%%

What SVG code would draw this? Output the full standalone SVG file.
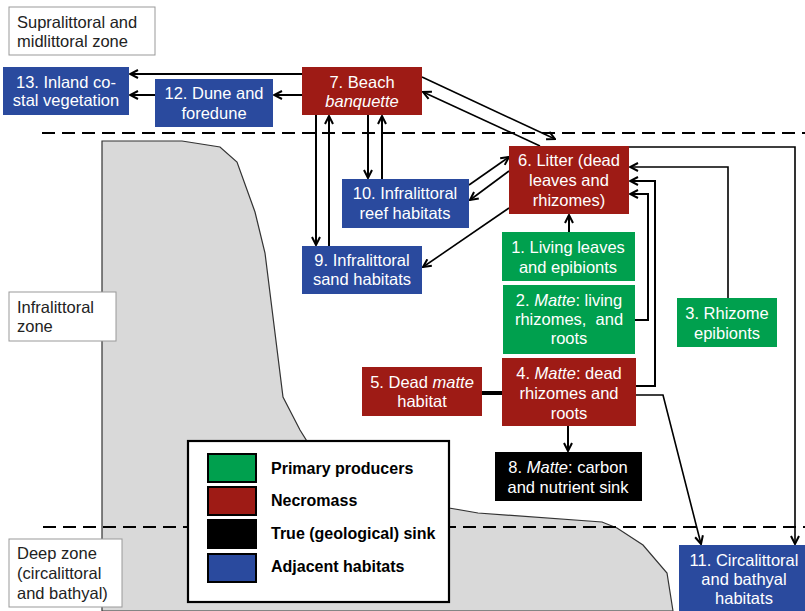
<svg xmlns="http://www.w3.org/2000/svg" width="805" height="611" viewBox="0 0 805 611">
<style>
.t{font-family:"Liberation Sans",Arial,sans-serif;font-size:16.5px;fill:#fff;text-anchor:middle}
.z{font-family:"Liberation Sans",Arial,sans-serif;font-size:16.5px;fill:#222}
.lg{font-family:"Liberation Sans",Arial,sans-serif;font-size:16px;font-weight:bold;fill:#000}
.b{fill:#2a4a9e}
.r{fill:#9e1b15}
.g{fill:#00a04e}
.k{fill:#000}
.zb{fill:#fff;stroke:#999;stroke-width:1}
.c{fill:none;stroke:#000;stroke-width:2}
.c1{fill:none;stroke:#000;stroke-width:1.6}
.dash{fill:none;stroke:#000;stroke-width:2;stroke-dasharray:13 7}
</style>
<defs>
<marker id="a" viewBox="0 0 10 10" refX="9" refY="5" markerWidth="10" markerHeight="10" markerUnits="userSpaceOnUse" orient="auto">
<path d="M1,1 L9,5 L1,9" fill="none" stroke="#000" stroke-width="2"/>
</marker>
</defs>
<rect width="805" height="611" fill="#fff"/>
<!-- seabed shape -->
<path d="M102,611 L102,141 L182,141 L220,147 L237,162 L255,212 L265,253 L283,397 L300,430 L310,446 L440,506 L449,508 L478,513 L602,522 L617,528 L643,545 L667,573 L673,611 Z" fill="#d9d9d9" stroke="#333" stroke-width="1.2"/>
<!-- zone lines -->
<line class="dash" x1="42" y1="133" x2="805" y2="133"/>
<line class="dash" x1="43" y1="527" x2="805" y2="527"/>
<!-- zone labels -->
<g id="zone-supra"><rect class="zb" x="9" y="7" width="146" height="48"/><text class="z" x="17" y="28">Supralittoral and</text><text class="z" x="17" y="47">midlittoral zone</text></g>
<g id="zone-infra"><rect class="zb" x="9" y="292" width="107" height="49"/><text class="z" x="17" y="313">Infralittoral</text><text class="z" x="17" y="332">zone</text></g>
<g id="zone-deep"><rect class="zb" x="9" y="539" width="113" height="68"/><text class="z" x="17" y="559">Deep zone</text><text class="z" x="17" y="579">(circalittoral</text><text class="z" x="17" y="599">and bathyal)</text></g>
<!-- connectors -->
<g id="connectors">
<line class="c" x1="302" y1="74" x2="130" y2="74" marker-end="url(#a)"/>
<line class="c" x1="302" y1="95" x2="274" y2="95" marker-end="url(#a)"/>
<line class="c" x1="155" y1="95" x2="130" y2="95" marker-end="url(#a)"/>
<line class="c1" x1="422" y1="77" x2="555" y2="139" marker-end="url(#a)"/>
<line class="c1" x1="540" y1="146" x2="423" y2="92" marker-end="url(#a)"/>
<line class="c" x1="316" y1="115" x2="316" y2="245" marker-end="url(#a)"/>
<line class="c" x1="329" y1="246" x2="329" y2="116" marker-end="url(#a)"/>
<line class="c" x1="368" y1="115" x2="368" y2="178" marker-end="url(#a)"/>
<line class="c" x1="382" y1="179" x2="382" y2="116" marker-end="url(#a)"/>
<line class="c1" x1="469" y1="185" x2="509" y2="157" marker-end="url(#a)"/>
<line class="c1" x1="509" y1="171" x2="470" y2="200" marker-end="url(#a)"/>
<line class="c1" x1="509" y1="208" x2="423" y2="267" marker-end="url(#a)"/>
<line class="c" x1="569" y1="232" x2="569" y2="215" marker-end="url(#a)"/>
<polyline class="c" points="628,320 648,320 648,194 630,194" marker-end="url(#a)"/>
<polyline class="c" points="630,386 655,386 655,181 630,181" marker-end="url(#a)"/>
<polyline class="c1" points="728,298 728,167 630,167" marker-end="url(#a)"/>
<polyline class="c1" points="629,147 795,147 795,544" marker-end="url(#a)"/>
<polyline class="c1" points="635,395 663,395 701,544" marker-end="url(#a)"/>
<line class="c" x1="568" y1="426" x2="568" y2="451" marker-end="url(#a)"/>
<line stroke="#000" stroke-width="4" x1="482" y1="393" x2="502" y2="393"/>
</g>
<!-- nodes -->
<g id="n13"><rect class="b" x="3" y="67" width="126" height="48"/><text class="t" x="66" y="88">13. Inland co-</text><text class="t" x="66" y="106">stal vegetation</text></g>
<g id="n12"><rect class="b" x="155" y="79" width="118" height="48"/><text class="t" x="214" y="99">12. Dune and</text><text class="t" x="214" y="119">foredune</text></g>
<g id="n7"><rect class="r" x="302" y="67" width="120" height="48"/><text class="t" x="362" y="88">7. Beach</text><text class="t" x="362" y="107" font-style="italic">banquette</text></g>
<g id="n6"><rect class="r" x="509" y="146" width="120" height="68"/><text class="t" x="569" y="166">6. Litter (dead</text><text class="t" x="569" y="186">leaves and</text><text class="t" x="569" y="206">rhizomes)</text></g>
<g id="n10"><rect class="b" x="342" y="179" width="127" height="49"/><text class="t" x="405" y="199">10. Infralittoral</text><text class="t" x="405" y="219">reef habitats</text></g>
<g id="n9"><rect class="b" x="302" y="246" width="120" height="48"/><text class="t" x="362" y="266">9. Infralittoral</text><text class="t" x="362" y="285">sand habitats</text></g>
<g id="n1"><rect class="g" x="502" y="232" width="133" height="49"/><text class="t" x="568" y="253">1. Living leaves</text><text class="t" x="568" y="273">and epibionts</text></g>
<g id="n2"><rect class="g" x="503" y="285" width="132" height="69"/><text class="t" x="569" y="306">2. <tspan font-style="italic">Matte</tspan>: living</text><text class="t" x="569" y="325" xml:space="preserve">rhizomes,  and</text><text class="t" x="569" y="344">roots</text></g>
<g id="n3"><rect class="g" x="677" y="298" width="100" height="49"/><text class="t" x="727" y="319">3. Rhizome</text><text class="t" x="727" y="339">epibionts</text></g>
<g id="n4"><rect class="r" x="502" y="358" width="134" height="68"/><text class="t" x="569" y="379">4. <tspan font-style="italic">Matte</tspan>: dead</text><text class="t" x="569" y="399">rhizomes and</text><text class="t" x="569" y="419">roots</text></g>
<g id="n5"><rect class="r" x="362" y="367" width="120" height="49"/><text class="t" x="422" y="388">5. Dead <tspan font-style="italic">matte</tspan></text><text class="t" x="422" y="407">habitat</text></g>
<g id="n8"><rect class="k" x="495" y="452" width="147" height="49"/><text class="t" x="568" y="473">8. <tspan font-style="italic">Matte</tspan>: carbon</text><text class="t" x="568" y="493">and nutrient sink</text></g>
<g id="n11"><rect class="b" x="679" y="545" width="126" height="66"/><text class="t" x="744" y="566">11. Circalittoral</text><text class="t" x="744" y="585">and bathyal</text><text class="t" x="744" y="604">habitats</text></g>
<!-- legend -->
<g id="legend">
<rect x="188" y="441" width="261" height="161" fill="#fff" stroke="#000" stroke-width="2.2"/>
<rect x="208" y="454" width="48" height="28" fill="#00a04e" stroke="#000" stroke-width="2"/>
<rect x="208" y="487" width="48" height="28" fill="#9e1b15" stroke="#000" stroke-width="2"/>
<rect x="208" y="520" width="48" height="28" fill="#000" stroke="#000" stroke-width="2"/>
<rect x="208" y="554" width="48" height="28" fill="#2a4a9e" stroke="#000" stroke-width="2"/>
<text class="lg" x="271" y="474">Primary producers</text>
<text class="lg" x="271" y="506">Necromass</text>
<text class="lg" x="271" y="539">True (geological) sink</text>
<text class="lg" x="271" y="572">Adjacent habitats</text>
</g>
</svg>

%%

Copy the material above exactly and drop the pictures.

What SVG code would draw this? Output the full standalone SVG file.
<svg xmlns="http://www.w3.org/2000/svg" width="805" height="611" viewBox="0 0 805 611">
<style>
.t{font-family:"Liberation Sans",Arial,sans-serif;font-size:16.5px;fill:#fff;text-anchor:middle}
.z{font-family:"Liberation Sans",Arial,sans-serif;font-size:16.5px;fill:#222}
.lg{font-family:"Liberation Sans",Arial,sans-serif;font-size:16px;font-weight:bold;fill:#000}
.b{fill:#2a4a9e}
.r{fill:#9e1b15}
.g{fill:#00a04e}
.k{fill:#000}
.zb{fill:#fff;stroke:#999;stroke-width:1}
.c{fill:none;stroke:#000;stroke-width:2}
.c1{fill:none;stroke:#000;stroke-width:1.6}
.dash{fill:none;stroke:#000;stroke-width:2;stroke-dasharray:13 7}
</style>
<defs>
<marker id="a" viewBox="0 0 10 10" refX="9" refY="5" markerWidth="10" markerHeight="10" markerUnits="userSpaceOnUse" orient="auto">
<path d="M1,1 L9,5 L1,9" fill="none" stroke="#000" stroke-width="2"/>
</marker>
</defs>
<rect width="805" height="611" fill="#fff"/>
<!-- seabed shape -->
<path d="M102,611 L102,141 L182,141 L220,147 L237,162 L255,212 L265,253 L283,397 L300,430 L310,446 L440,506 L449,508 L478,513 L602,522 L617,528 L643,545 L667,573 L673,611 Z" fill="#d9d9d9" stroke="#333" stroke-width="1.2"/>
<!-- zone lines -->
<line class="dash" x1="42" y1="133" x2="805" y2="133"/>
<line class="dash" x1="43" y1="527" x2="805" y2="527"/>
<!-- zone labels -->
<g id="zone-supra"><rect class="zb" x="9" y="7" width="146" height="48"/><text class="z" x="17" y="28">Supralittoral and</text><text class="z" x="17" y="47">midlittoral zone</text></g>
<g id="zone-infra"><rect class="zb" x="9" y="292" width="107" height="49"/><text class="z" x="17" y="313">Infralittoral</text><text class="z" x="17" y="332">zone</text></g>
<g id="zone-deep"><rect class="zb" x="9" y="539" width="113" height="68"/><text class="z" x="17" y="559">Deep zone</text><text class="z" x="17" y="579">(circalittoral</text><text class="z" x="17" y="599">and bathyal)</text></g>
<!-- connectors -->
<g id="connectors">
<line class="c" x1="302" y1="74" x2="130" y2="74" marker-end="url(#a)"/>
<line class="c" x1="302" y1="95" x2="274" y2="95" marker-end="url(#a)"/>
<line class="c" x1="155" y1="95" x2="130" y2="95" marker-end="url(#a)"/>
<line class="c1" x1="422" y1="77" x2="555" y2="139" marker-end="url(#a)"/>
<line class="c1" x1="540" y1="146" x2="423" y2="92" marker-end="url(#a)"/>
<line class="c" x1="316" y1="115" x2="316" y2="245" marker-end="url(#a)"/>
<line class="c" x1="329" y1="246" x2="329" y2="116" marker-end="url(#a)"/>
<line class="c" x1="368" y1="115" x2="368" y2="178" marker-end="url(#a)"/>
<line class="c" x1="382" y1="179" x2="382" y2="116" marker-end="url(#a)"/>
<line class="c1" x1="469" y1="185" x2="509" y2="157" marker-end="url(#a)"/>
<line class="c1" x1="509" y1="171" x2="470" y2="200" marker-end="url(#a)"/>
<line class="c1" x1="509" y1="208" x2="423" y2="267" marker-end="url(#a)"/>
<line class="c" x1="569" y1="232" x2="569" y2="215" marker-end="url(#a)"/>
<polyline class="c" points="628,320 648,320 648,194 630,194" marker-end="url(#a)"/>
<polyline class="c" points="630,386 655,386 655,181 630,181" marker-end="url(#a)"/>
<polyline class="c1" points="728,298 728,167 630,167" marker-end="url(#a)"/>
<polyline class="c1" points="629,147 795,147 795,544" marker-end="url(#a)"/>
<polyline class="c1" points="635,395 663,395 701,544" marker-end="url(#a)"/>
<line class="c" x1="568" y1="426" x2="568" y2="451" marker-end="url(#a)"/>
<line stroke="#000" stroke-width="4" x1="482" y1="393" x2="502" y2="393"/>
</g>
<!-- nodes -->
<g id="n13"><rect class="b" x="3" y="67" width="126" height="48"/><text class="t" x="66" y="88">13. Inland co-</text><text class="t" x="66" y="106">stal vegetation</text></g>
<g id="n12"><rect class="b" x="155" y="79" width="118" height="48"/><text class="t" x="214" y="99">12. Dune and</text><text class="t" x="214" y="119">foredune</text></g>
<g id="n7"><rect class="r" x="302" y="67" width="120" height="48"/><text class="t" x="362" y="88">7. Beach</text><text class="t" x="362" y="107" font-style="italic">banquette</text></g>
<g id="n6"><rect class="r" x="509" y="146" width="120" height="68"/><text class="t" x="569" y="166">6. Litter (dead</text><text class="t" x="569" y="186">leaves and</text><text class="t" x="569" y="206">rhizomes)</text></g>
<g id="n10"><rect class="b" x="342" y="179" width="127" height="49"/><text class="t" x="405" y="199">10. Infralittoral</text><text class="t" x="405" y="219">reef habitats</text></g>
<g id="n9"><rect class="b" x="302" y="246" width="120" height="48"/><text class="t" x="362" y="266">9. Infralittoral</text><text class="t" x="362" y="285">sand habitats</text></g>
<g id="n1"><rect class="g" x="502" y="232" width="133" height="49"/><text class="t" x="568" y="253">1. Living leaves</text><text class="t" x="568" y="273">and epibionts</text></g>
<g id="n2"><rect class="g" x="503" y="285" width="132" height="69"/><text class="t" x="569" y="306">2. <tspan font-style="italic">Matte</tspan>: living</text><text class="t" x="569" y="325" xml:space="preserve">rhizomes,  and</text><text class="t" x="569" y="344">roots</text></g>
<g id="n3"><rect class="g" x="677" y="298" width="100" height="49"/><text class="t" x="727" y="319">3. Rhizome</text><text class="t" x="727" y="339">epibionts</text></g>
<g id="n4"><rect class="r" x="502" y="358" width="134" height="68"/><text class="t" x="569" y="379">4. <tspan font-style="italic">Matte</tspan>: dead</text><text class="t" x="569" y="399">rhizomes and</text><text class="t" x="569" y="419">roots</text></g>
<g id="n5"><rect class="r" x="362" y="367" width="120" height="49"/><text class="t" x="422" y="388">5. Dead <tspan font-style="italic">matte</tspan></text><text class="t" x="422" y="407">habitat</text></g>
<g id="n8"><rect class="k" x="495" y="452" width="147" height="49"/><text class="t" x="568" y="473">8. <tspan font-style="italic">Matte</tspan>: carbon</text><text class="t" x="568" y="493">and nutrient sink</text></g>
<g id="n11"><rect class="b" x="679" y="545" width="126" height="66"/><text class="t" x="744" y="566">11. Circalittoral</text><text class="t" x="744" y="585">and bathyal</text><text class="t" x="744" y="604">habitats</text></g>
<!-- legend -->
<g id="legend">
<rect x="188" y="441" width="261" height="161" fill="#fff" stroke="#000" stroke-width="2.2"/>
<rect x="208" y="454" width="48" height="28" fill="#00a04e" stroke="#000" stroke-width="2"/>
<rect x="208" y="487" width="48" height="28" fill="#9e1b15" stroke="#000" stroke-width="2"/>
<rect x="208" y="520" width="48" height="28" fill="#000" stroke="#000" stroke-width="2"/>
<rect x="208" y="554" width="48" height="28" fill="#2a4a9e" stroke="#000" stroke-width="2"/>
<text class="lg" x="271" y="474">Primary producers</text>
<text class="lg" x="271" y="506">Necromass</text>
<text class="lg" x="271" y="539">True (geological) sink</text>
<text class="lg" x="271" y="572">Adjacent habitats</text>
</g>
</svg>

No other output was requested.